Well, not so fast. I’m looking back 60 years, to my match with Althea in Rome. No umpire, no linesmen, no spectators. Perhaps a few bad calls by yours truly. “You’ve never hit like this before!” she shouted. “Too bad you’re not a girl.” I never forgot her words, especially as I went down to defeat after defeat traveling and playing tennis around the world. Against men, that is. Now a self-declaration that one’s a woman is all I would need to win against women. In other words, I can put on a dress and theoretically have access to women-only spaces like college dorms, changing rooms, and so on.
Surely this cannot be right. And yet anyone who dares challenge this idiocy is bulldozed by the vocal and often vicious transgender lobby and made out to be a bigot. Better a bigot, however, than a coward who gives in to the transgender Nazis. While the vast majority would never dream of misusing their freedoms, there are men who will see this as an open invitation to abuse: vulnerable young girls and women, for example. Germaine Greer has recently come under attack for claiming that transgender women are not women, they’re mutilated men.

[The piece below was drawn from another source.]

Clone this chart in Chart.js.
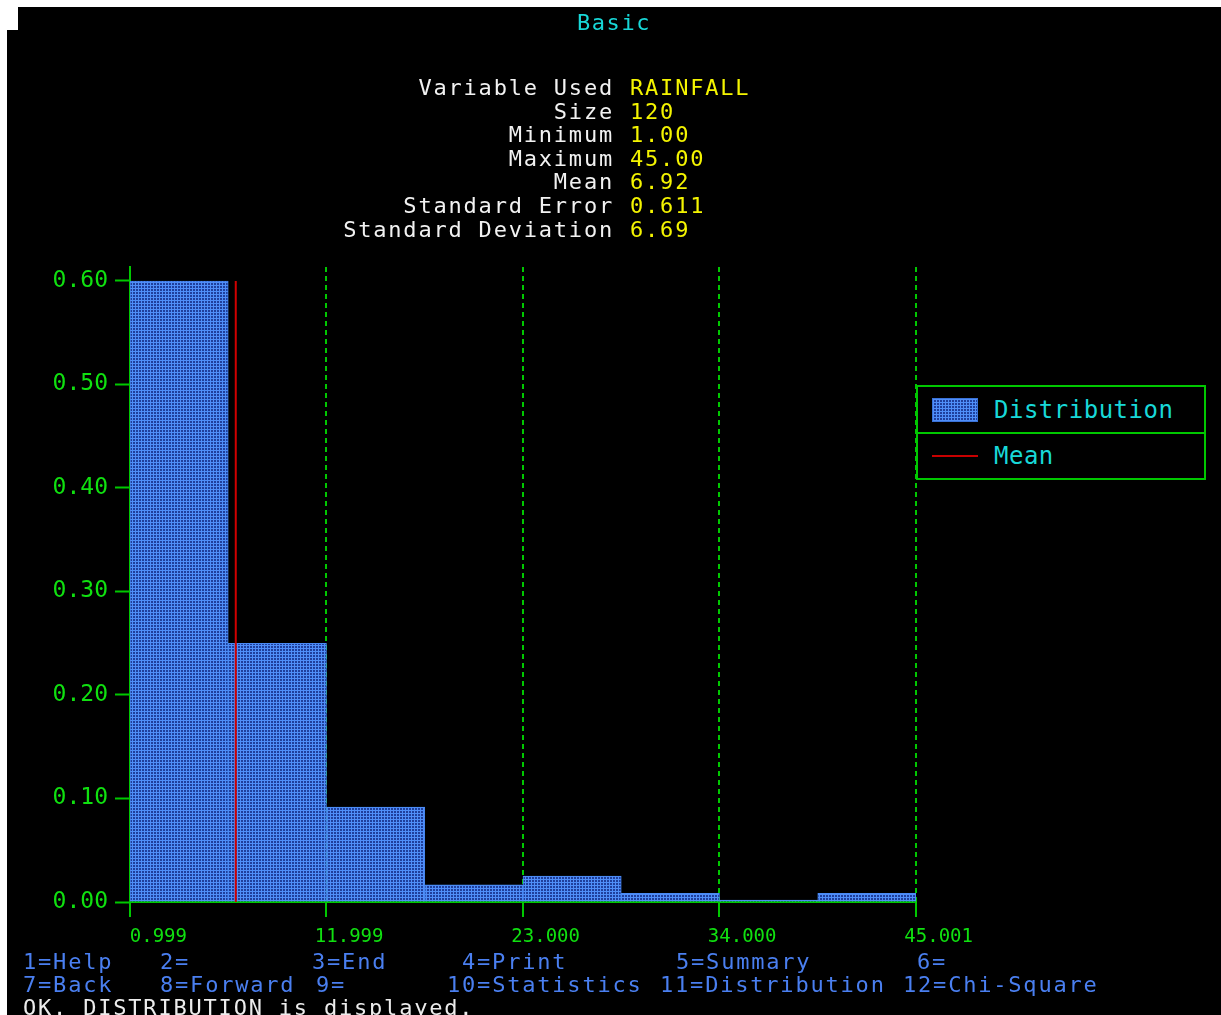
<!DOCTYPE html>
<html>
<head>
<meta charset="utf-8">
<title>Basic</title>
<script src="https://cdn.jsdelivr.net/npm/chart.js@4.4.1/dist/chart.umd.min.js"></script>
<style>
  html, body { margin: 0; padding: 0; background: #fff; width: 1221px; height: 1015px; overflow: hidden; }
  #screen { position: absolute; left: 7px; top: 7px; width: 1214px; height: 1008px; background: #000; }
  #notch { position: absolute; left: 7px; top: 7px; width: 11px; height: 23px; background: #fff; }
  #chart { position: absolute; left: 0; top: 0; }
  .mono { position: absolute; font-family: "DejaVu Sans Mono", monospace; white-space: pre; }
  #title { left: 0; width: 1228px; top: 11px; text-align: center; color: #18d8d8; font-size: 22px; line-height: 23.5px; letter-spacing: 1.6px; }
  #statLabels { right: 607px; top: 76px; text-align: right; color: #f2f2f2; font-size: 22px; line-height: 23.6px; letter-spacing: 1.8px; }
  #statValues { left: 630px; top: 76px; color: #f4f400; font-size: 22px; line-height: 23.6px; letter-spacing: 1.8px; }
  #legend { position: absolute; left: 916px; top: 385px; width: 286px; height: 91px; border: 2px solid #00c800; background: #000; box-sizing: content-box; }
  .lrow { position: relative; height: 45px; display: flex; align-items: center; }
  .lrow + .lrow { border-top: 2px solid #00c800; height: 44px; }
  .lkey { width: 46px; margin-left: 14px; margin-right: 16px; }
  #swatch { height: 24px; box-sizing: border-box; border: 1px solid #3a72d8; }
  #meanKey { height: 2px; background: #c80000; }
  .ltext { font-family: "DejaVu Sans Mono", monospace; font-size: 24px; color: #18d8d8; letter-spacing: 0.5px; }
  .fkey { color: #4a7ff0; font-size: 22px; line-height: 23px; letter-spacing: 1.8px; }
  #status { left: 23px; top: 996px; color: #ececec; font-size: 22px; line-height: 23px; letter-spacing: 1.8px; }
</style>
</head>
<body>
<div id="screen"></div>
<div id="notch"></div>
<canvas id="chart" width="1221" height="1015"></canvas>
<div id="title" class="mono">Basic</div>
<div id="statLabels" class="mono"></div>
<div id="statValues" class="mono"></div>
<div id="legend">
  <div class="lrow"><div class="lkey" id="swatch"></div><span class="ltext">Distribution</span></div>
  <div class="lrow"><div class="lkey" id="meanKey"></div><span class="ltext">Mean</span></div>
</div>
<div id="status" class="mono">OK. DISTRIBUTION is displayed.</div>
<script>
// histogram of RAINFALL, 8 bins, proportion of 120 obs
const binEdges = [0.999, 6.499, 11.999, 17.500, 23.000, 28.500, 34.000, 39.501, 45.001];
const density = [0.600, 0.250, 0.0917, 0.0167, 0.0250, 0.0083, 0.0, 0.0083];
const meanValue = 6.92;
const xTicks = [0.999, 11.999, 23.000, 34.000, 45.001];
const yTicks = [0.0, 0.1, 0.2, 0.3, 0.4, 0.5, 0.6];

const statLabels = ['Variable Used', 'Size', 'Minimum', 'Maximum', 'Mean', 'Standard Error', 'Standard Deviation'];
const statValues = ['RAINFALL', '120', '1.00', '45.00', '6.92', '0.611', '6.69'];

const fkeyRows = [
  [['1=Help', 23], ['2=', 160], ['3=End', 312], ['4=Print', 462], ['5=Summary', 676], ['6=', 917]],
  [['7=Back', 23], ['8=Forward', 160], ['9=', 316], ['10=Statistics', 447], ['11=Distribution', 660], ['12=Chi-Square', 903]]
];

document.getElementById('statLabels').textContent = statLabels.join('\n');
document.getElementById('statValues').textContent = statValues.join('\n');

fkeyRows.forEach(function(row, r) {
  row.forEach(function(k) {
    const s = document.createElement('div');
    s.className = 'mono fkey';
    s.textContent = k[0];
    s.style.left = k[1] + 'px';
    s.style.top = (950 + r * 23) + 'px';
    document.body.appendChild(s);
  });
});

// fine blue grid fill like the terminal hatching
function makeTile() {
  const c = document.createElement('canvas');
  c.width = 3; c.height = 3;
  const g = c.getContext('2d');
  g.fillStyle = '#4f8ef8';
  g.fillRect(0, 0, 3, 3);
  g.fillStyle = '#1f3f9c';
  g.fillRect(1, 1, 2, 2);
  return c;
}
const tile = makeTile();
document.getElementById('swatch').style.backgroundImage = 'url(' + tile.toDataURL() + ')';

const ctx = document.getElementById('chart');
const fill = ctx.getContext('2d').createPattern(tile, 'repeat');

const green = '#00c800';
const bins = density.map(function(d, i) {
  return { x: (binEdges[i] + binEdges[i + 1]) / 2, y: d };
});

new Chart(ctx, {
  type: 'bar',
  data: {
    datasets: [{
      type: 'line',
      label: 'Mean',
      data: [{ x: meanValue, y: 0 }, { x: meanValue, y: density[0] }],
      borderColor: '#d00000',
      borderWidth: 2,
      pointRadius: 0,
      order: 0
    }, {
      label: 'Distribution',
      data: bins,
      backgroundColor: fill,
      borderColor: '#4a8af4',
      borderWidth: 1,
      barPercentage: 1,
      categoryPercentage: 1,
      minBarLength: 2,
      order: 1
    }]
  },
  options: {
    responsive: false,
    animation: false,
    layout: { padding: { top: 267, right: 305, bottom: 53, left: 0 } },
    plugins: {
      legend: { display: false },
      tooltip: { enabled: false }
    },
    scales: {
      x: {
        type: 'linear',
        min: 0.999,
        max: 45.001,
        offset: false,
        afterBuildTicks: function(s) { s.ticks = xTicks.map(function(v) { return { value: v }; }); },
        afterFit: function(s) { s.height = 60; },
        grid: { color: green, lineWidth: 2, offset: false, tickLength: 15, tickColor: green, tickWidth: 2 },
        border: { color: green, width: 2, dash: [5, 4] },
        ticks: {
          color: '#10e010',
          font: { family: 'DejaVu Sans Mono', size: 19 },
          align: 'end',
          labelOffset: 57,
          padding: 9,
          autoSkip: false,
          maxRotation: 0,
          callback: function(v) { return v.toFixed(3); }
        }
      },
      y: {
        min: 0,
        max: 0.6135,
        afterBuildTicks: function(s) { s.ticks = yTicks.map(function(v) { return { value: v }; }); },
        afterFit: function(s) { s.width = 130; },
        grid: { drawOnChartArea: false, color: green, tickLength: 15, tickColor: green, tickWidth: 2 },
        border: { color: green, width: 2 },
        ticks: {
          color: '#10e010',
          font: { family: 'DejaVu Sans Mono', size: 23 },
          padding: 7,
          callback: function(v) { return v.toFixed(2); }
        }
      }
    }
  }
});
</script>
</body>
</html>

My friend Barry Humphries, one of the best-read men around, and a hell of a comedian, agreed and also came under withering abuse. What the hell is going on here? Can’t a man or a woman have an opinion any longer? Not where the gay, lesbian, transgender, and bisexual lobby is concerned. Well, they can go and trans-kill themselves, as far as I’m concerned.
The fact is, most normal women agree with Greer and Humphries. You can’t live for 65 years in the body of a man like Bruce Jenner—an Olympic gold-medal winner in the decathlon to boot—and suddenly grow a pair of boobs and call yourself a woman. Being a woman has to do more with emotions and experiences than a pair of false tits.
What is also amazing is how intolerant people who preach tolerance to us are. They are inflexible, doctrinaire, and humorless. If one is suspected of being homophobic, biphobic, or transphobic, one might as well hang up his jock. Or brassiere, as the case may be. Basically, Jenner and all the other freaks pouring out of the closets are just looking for publicity. Jenner got on the cover of Vanity Fair by dressing up as a woman, and look for lesser souls to imitate him or her.
But the real fun is to be had when some 250-pound male athlete throws the shot put 25 meters and wins gold at the Olympics, then puts on a beautiful gown and dances the night away. I actually played against a woman once in a tennis tournament, but when I played her she was Dick Raskind, a Yale man. He later became a woman so I never had a rematch. It seems we normal types never get a break.